4
В романе две темы, особенно близкие Окуджаве: это уже упомянутая Грузия – рай, убежище, где сословные предрассудки и бытовые традиции оказываются сильнее государственных бесчеловечных законов, – и Польша, дочерью которой чувствует себя своевольная Лавиния. Именно поэтому финальный аккорд во всей этой симфонии страстей – письмо госпожи Ладимировской к своей несчастной дочери, которую она все пыталась образумить, а под конец благословила. Письмо это по просьбе мужа написала Ольга Окуджава, которой и посвящен роман. Ее черты узнаются в господине ван Шонховене, и более того – само появление красавицы в образе мальчика с саблей предсказано в стихах 1964 года:
- Ты – мальчик мой, мой белый свет,
- оруженосец мой примерный.
- В круговороте дней и лет
- какие ждут нас перемены?
- Какие примут нас века?
- Какие смехом нас проводят?..
- Живем, как будто в половодье…
- Как хочется наверняка!
Польша здесь – символ гордой и обреченной независимости (Окуджава гордился польским происхождением жены), триумфального поражения, иронического дилетантизма, и то, что кавказское достоинство и польская честь противопоставлены российскому доминированию и рабству, – послужило дополнительным аргументом для критиков из почвенного, а на деле – попросту антикультурного лагеря.
Окуджава рассказывал, что один из его друзей сказал – роман, мол, следовало назвать не «Путешествие дилетантов», а «Прогулки фрайеров». Что-то подсказывает мне, что никто из его друзей, даже самых давних, не позволил бы себе подобной колкости – а вот сам он, кажется, вполне мог так подшутить над собой; вскоре после окончания романа он посвятил жене стихи, многое в нем разъясняющие:
- По прихоти судьбы – разносчицы даров —
- в прекрасный день мне откровенья были.
- Я написал роман «Прогулки фрайеров»,
- и фрайера меня благодарили.
- Они сидят в кружок, как пред огнем святым,
- забытое людьми и богом племя,
- каких-то горьких мук их овевает дым,
- и приговор нашептывает время.
- Они сидят в кружок под низким потолком.
- Освистаны их речи и манеры.
- Но вечные стихи затвержены тайком,
- и сундучок сколочен из фанеры.
- Наверно, есть резон в исписанных листах,
- в затверженных местах и в горстке пепла…
- О, как сидят они с улыбкой на устах,
- прислушиваясь к выкрикам из пекла!
- Пока не замело следы на их крыльце
- и ложь не посмеялась над судьбою,
- я написал роман о них, но в их лице
- о нас: ведь всё, мой друг, о нас с тобою.
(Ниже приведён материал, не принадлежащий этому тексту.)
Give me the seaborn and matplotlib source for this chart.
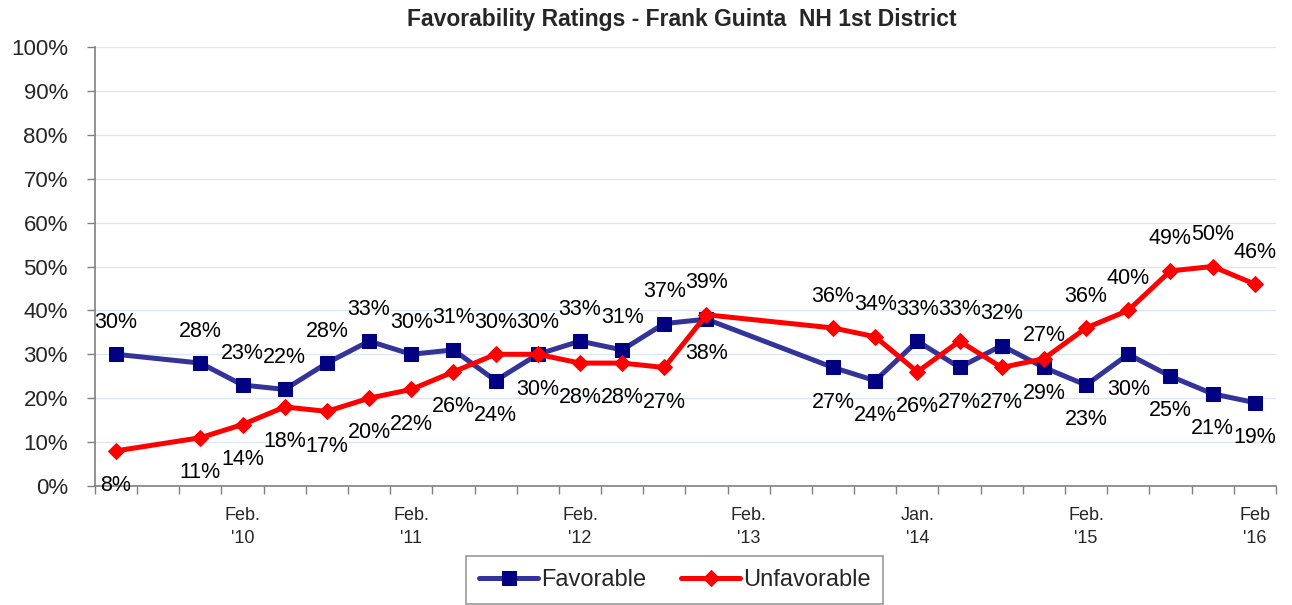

- Когда в прекрасный день Разносчица даров
- вошла в мой тесный двор, бродя дворами,
- я мог бы написать, себя переборов,
- «Прогулки маляров», «Прогулки поваров»…
- Но по пути мне вышло с фрайерами.
5
Роман был опубликован в два приема – первая книга в 1976-м, вторая два года спустя, отдельное издание в 1980-м (журнальный вариант – «Дружба народов», книжное издание – «Советский писатель») – и вызвал не просто споры, как прежние сочинения Окуджавы, но истинно кавалерийскую атаку Владимира Бушина. Статья «Кушайте, друзья мои, всё ваше», опубликованная в журнале «Москва» (№ 7, 1979), была лишь сигналом к долгой кампании – не только против Окуджавы, но и против многих его друзей и единомышленников, которые, с точки зрения «почвенного» клана, не имели права прикасаться к русской истории.
Вопрос о том, почему роман Окуджавы спровоцировал столь избыточную по пафосу, неприличную по тону и доносительскую по сути статью Бушина, разумеется, далеко не сводится к разнице вкусов и вообще понятен только в контексте литературной полемики второй половины семидесятых. Мы уже говорили, что в последней трети своей жизни Окуджава стал человеком без биографии (и пытался казаться человеком без свойств – то есть старательно прятал все личностные проявления, вычитал себя из жизни, реагируя только в крайних случаях); писать о нем в это время – значит писать главным образом о времени. Личность и творчество Окуджавы начинают вызывать в это время столь непримиримые оценки, что он поневоле оказывается в эпицентре всех крупных общественных потрясений. Он обладает свойством всего подлинного – вызывать либо восторг и обожание (часто чрезмерные, раздражавшие его самого), либо ничем не мотивированную ненависть, с которой мы и сталкиваемся в статье Бушина.